Autre inquiétude : le garde des Sceaux n'a donné aucune indication au sujet des agressions sexuelles. "Il faut légiférer sur tous les actes sexuels. Pas seulement les pénétrations", martèle le président de CDP-Enfance.

Une prescription "réactivée"

Mardi soir, Eric Dupond-Moretti a également évoqué la question de la prescription. "Un délai au-delà duquel il est impossible de poursuivre des faits devant une juridiction, même si les faits sont avérés et même s’ils ont existé", a-t-il rappelé. 

Alors que le délai de prescription est passé de 20 ans à 30 ans en 2018, le ministre de la Justice souhaite "faire bouger une prescription que l’on a qualifiée de "réactivée""

En clair, le délai de prescription commencerait qu'à partir des faits commis sur la dernière des victimes. "Une excellente chose", pour Me Joanny Moulin. "Des personnes qui ont été victimes vont récupérer leur qualité de victime même s’il y a prescription."

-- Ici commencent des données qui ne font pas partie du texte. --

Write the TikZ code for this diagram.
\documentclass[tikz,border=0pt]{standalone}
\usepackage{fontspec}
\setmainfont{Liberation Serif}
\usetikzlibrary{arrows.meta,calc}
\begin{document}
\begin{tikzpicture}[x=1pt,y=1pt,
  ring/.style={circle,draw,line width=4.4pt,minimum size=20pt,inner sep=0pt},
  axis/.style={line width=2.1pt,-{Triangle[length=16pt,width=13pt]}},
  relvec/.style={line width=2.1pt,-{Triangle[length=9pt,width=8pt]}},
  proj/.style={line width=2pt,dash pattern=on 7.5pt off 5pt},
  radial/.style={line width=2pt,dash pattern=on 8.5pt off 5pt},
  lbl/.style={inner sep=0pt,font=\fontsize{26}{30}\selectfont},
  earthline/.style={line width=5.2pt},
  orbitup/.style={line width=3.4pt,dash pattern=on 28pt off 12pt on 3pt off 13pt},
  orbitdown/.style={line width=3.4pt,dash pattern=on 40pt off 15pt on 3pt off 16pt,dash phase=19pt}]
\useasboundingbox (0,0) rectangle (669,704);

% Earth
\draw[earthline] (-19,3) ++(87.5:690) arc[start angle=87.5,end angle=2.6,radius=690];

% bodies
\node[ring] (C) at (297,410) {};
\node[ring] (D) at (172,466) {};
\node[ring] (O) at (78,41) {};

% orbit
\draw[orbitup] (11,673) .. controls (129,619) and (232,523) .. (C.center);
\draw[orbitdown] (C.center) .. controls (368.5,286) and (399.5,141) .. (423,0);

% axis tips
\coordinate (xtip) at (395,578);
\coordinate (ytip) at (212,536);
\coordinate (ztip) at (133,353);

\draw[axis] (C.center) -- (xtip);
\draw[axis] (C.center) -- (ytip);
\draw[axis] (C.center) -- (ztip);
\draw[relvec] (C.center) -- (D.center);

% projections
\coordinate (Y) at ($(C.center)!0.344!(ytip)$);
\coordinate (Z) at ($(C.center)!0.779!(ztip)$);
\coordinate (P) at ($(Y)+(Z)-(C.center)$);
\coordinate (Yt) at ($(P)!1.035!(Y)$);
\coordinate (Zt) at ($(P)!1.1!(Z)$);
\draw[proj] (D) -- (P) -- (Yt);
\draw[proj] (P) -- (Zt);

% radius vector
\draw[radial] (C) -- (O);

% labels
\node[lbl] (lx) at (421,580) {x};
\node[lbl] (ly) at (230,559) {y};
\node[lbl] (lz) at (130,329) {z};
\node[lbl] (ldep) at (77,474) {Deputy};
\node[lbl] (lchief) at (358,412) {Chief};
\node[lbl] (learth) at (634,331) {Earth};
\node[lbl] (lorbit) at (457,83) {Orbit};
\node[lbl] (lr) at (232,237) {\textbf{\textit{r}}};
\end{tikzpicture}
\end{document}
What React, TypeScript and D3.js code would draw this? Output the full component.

Me Moulin estime que l'imprescriptibilité n'est en revanche pas concevable en termes de difficultés matérielles : manque de témoins, manque d'éléments... "Si c’est pour aboutir à un non-lieu en cours d’instruction ou à un acquittement devant une cour d’assises ou une relax devant le tribunal correctionnel. C’est un dégât supplémentaire causé aux victimes".